(AIM) Extract every line that contains the word "React".

(SOURCE DATA)
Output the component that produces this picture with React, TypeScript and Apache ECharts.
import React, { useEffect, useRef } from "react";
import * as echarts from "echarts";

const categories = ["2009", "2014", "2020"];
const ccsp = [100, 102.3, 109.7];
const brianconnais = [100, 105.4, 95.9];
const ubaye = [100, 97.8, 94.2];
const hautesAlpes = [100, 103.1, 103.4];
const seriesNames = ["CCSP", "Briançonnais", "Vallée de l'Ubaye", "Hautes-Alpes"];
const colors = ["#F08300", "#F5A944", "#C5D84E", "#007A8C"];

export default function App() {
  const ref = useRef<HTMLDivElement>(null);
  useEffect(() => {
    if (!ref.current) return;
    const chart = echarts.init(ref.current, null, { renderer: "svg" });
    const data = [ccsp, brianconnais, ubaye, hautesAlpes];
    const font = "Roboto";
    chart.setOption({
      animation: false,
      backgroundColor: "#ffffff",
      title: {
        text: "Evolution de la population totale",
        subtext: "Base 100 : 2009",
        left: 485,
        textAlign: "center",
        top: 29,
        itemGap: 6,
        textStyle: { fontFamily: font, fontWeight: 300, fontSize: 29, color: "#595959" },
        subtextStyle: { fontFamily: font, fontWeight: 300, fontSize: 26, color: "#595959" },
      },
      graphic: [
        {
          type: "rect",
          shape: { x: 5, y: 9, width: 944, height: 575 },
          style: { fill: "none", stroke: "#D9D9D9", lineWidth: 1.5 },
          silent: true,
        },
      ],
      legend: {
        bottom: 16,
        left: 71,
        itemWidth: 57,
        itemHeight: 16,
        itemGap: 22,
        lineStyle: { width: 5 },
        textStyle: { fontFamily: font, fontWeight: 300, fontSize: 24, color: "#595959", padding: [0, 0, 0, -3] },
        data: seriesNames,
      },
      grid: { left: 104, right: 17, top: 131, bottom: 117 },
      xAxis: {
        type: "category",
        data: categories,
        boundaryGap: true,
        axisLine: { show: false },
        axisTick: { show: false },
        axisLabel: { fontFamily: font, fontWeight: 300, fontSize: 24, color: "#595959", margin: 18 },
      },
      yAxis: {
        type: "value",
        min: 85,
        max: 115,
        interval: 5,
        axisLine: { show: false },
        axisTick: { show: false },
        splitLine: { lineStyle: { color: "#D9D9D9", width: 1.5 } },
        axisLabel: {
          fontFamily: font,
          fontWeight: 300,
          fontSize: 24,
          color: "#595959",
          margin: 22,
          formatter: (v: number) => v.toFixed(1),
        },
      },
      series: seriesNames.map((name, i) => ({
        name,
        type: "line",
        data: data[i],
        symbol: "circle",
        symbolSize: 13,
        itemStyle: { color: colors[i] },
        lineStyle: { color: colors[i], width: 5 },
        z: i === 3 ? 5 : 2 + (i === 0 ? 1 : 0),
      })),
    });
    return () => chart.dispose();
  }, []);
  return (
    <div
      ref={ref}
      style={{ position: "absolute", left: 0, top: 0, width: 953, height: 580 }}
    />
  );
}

(FULL OUTPUT)
Output the component that produces this picture with React, TypeScript and Apache ECharts.
import React, { useEffect, useRef } from "react";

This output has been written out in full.